• _Information supplied_:
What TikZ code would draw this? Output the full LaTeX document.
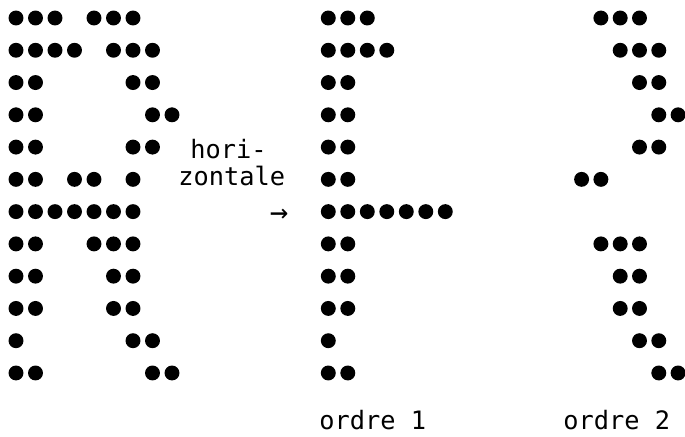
\documentclass[tikz,border=0pt]{standalone}
\usepackage{fontspec}
\setmonofont{DejaVu Sans Mono}
\begin{document}
\begin{tikzpicture}[x=0.75pt,y=-0.75pt,
  dot/.style={circle,fill=black,draw=none,inner sep=0pt,minimum size=11.2pt},
  lbl/.style={font=\ttfamily\fontsize{19}{23}\selectfont,inner sep=0pt,anchor=base west}]
\useasboundingbox (0,0) rectangle (685,436);
% left letter
\foreach \r/\cs in {0/{0,1,2,4,5,6},1/{0,1,2,3,5,6,7},2/{0,1,6,7},3/{0,1,7,8},
  4/{0,1,6,7},5/{0,1,3,4,6},6/{0,1,2,3,4,5,6},7/{0,1,4,5,6},8/{0,1,5,6},
  9/{0,1,5,6},10/{0,6,7},11/{0,1,7,8}}
  \foreach \c in \cs
    \node[dot] (L-\r-\c) at ({16+19.5*\c},{18+32.27*\r}) {};
% ordre 1
\foreach \r/\cs in {0/{0,1,2},1/{0,1,2,3},2/{0,1},3/{0,1},4/{0,1},5/{0,1},
  6/{0,1,2,3,4,5,6},7/{0,1},8/{0,1},9/{0,1},10/{0},11/{0,1}}
  \foreach \c in \cs
    \node[dot] (M-\r-\c) at ({328.3+19.5*\c},{18+32.27*\r}) {};
% ordre 2
\foreach \r/\cs in {0/{1,2,3},1/{2,3,4},2/{3,4},3/{4,5},4/{3,4},5/{0,1},
  7/{1,2,3},8/{2,3},9/{2,3},10/{3,4},11/{4,5}}
  \foreach \c in \cs
    \node[dot] (R-\r-\c) at ({581.6+19.3*\c},{18+32.27*\r}) {};
% labels
\node[lbl] (t1) at (190,158) {hori-};
\node[lbl] (t2) at (178,185) {zontale};
\node[font=\ttfamily\fontsize{23}{27}\selectfont,inner sep=0pt] (arr) at (279,216) {→};
\node[lbl] (o1) at (319,429) {ordre 1};
\node[lbl] (o2) at (563,429) {ordre 2};
\end{tikzpicture}
\end{document}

• _Requirements_: Without including any pictures, reproduce the listing exactly.

• _Result_:
What TikZ code would draw this? Output the full LaTeX document.
\documentclass[tikz,border=0pt]{standalone}
\usepackage{fontspec}
\setmonofont{DejaVu Sans Mono}
\begin{document}
\begin{tikzpicture}[x=0.75pt,y=-0.75pt,
  dot/.style={circle,fill=black,draw=none,inner sep=0pt,minimum size=11.2pt},
  lbl/.style={font=\ttfamily\fontsize{19}{23}\selectfont,inner sep=0pt,anchor=base west}]
\useasboundingbox (0,0) rectangle (685,436);
% left letter
\foreach \r/\cs in {0/{0,1,2,4,5,6},1/{0,1,2,3,5,6,7},2/{0,1,6,7},3/{0,1,7,8},
  4/{0,1,6,7},5/{0,1,3,4,6},6/{0,1,2,3,4,5,6},7/{0,1,4,5,6},8/{0,1,5,6},
  9/{0,1,5,6},10/{0,6,7},11/{0,1,7,8}}
  \foreach \c in \cs
    \node[dot] (L-\r-\c) at ({16+19.5*\c},{18+32.27*\r}) {};
% ordre 1
\foreach \r/\cs in {0/{0,1,2},1/{0,1,2,3},2/{0,1},3/{0,1},4/{0,1},5/{0,1},
  6/{0,1,2,3,4,5,6},7/{0,1},8/{0,1},9/{0,1},10/{0},11/{0,1}}
  \foreach \c in \cs
    \node[dot] (M-\r-\c) at ({328.3+19.5*\c},{18+32.27*\r}) {};
% ordre 2
\foreach \r/\cs in {0/{1,2,3},1/{2,3,4},2/{3,4},3/{4,5},4/{3,4},5/{0,1},
  7/{1,2,3},8/{2,3},9/{2,3},10/{3,4},11/{4,5}}
  \foreach \c in \cs
    \node[dot] (R-\r-\c) at ({581.6+19.3*\c},{18+32.27*\r}) {};
% labels
\node[lbl] (t1) at (190,158) {hori-};
\node[lbl] (t2) at (178,185) {zontale};
\node[font=\ttfamily\fontsize{23}{27}\selectfont,inner sep=0pt] (arr) at (279,216) {→};
\node[lbl] (o1) at (319,429) {ordre 1};
\node[lbl] (o2) at (563,429) {ordre 2};
\end{tikzpicture}
\end{document}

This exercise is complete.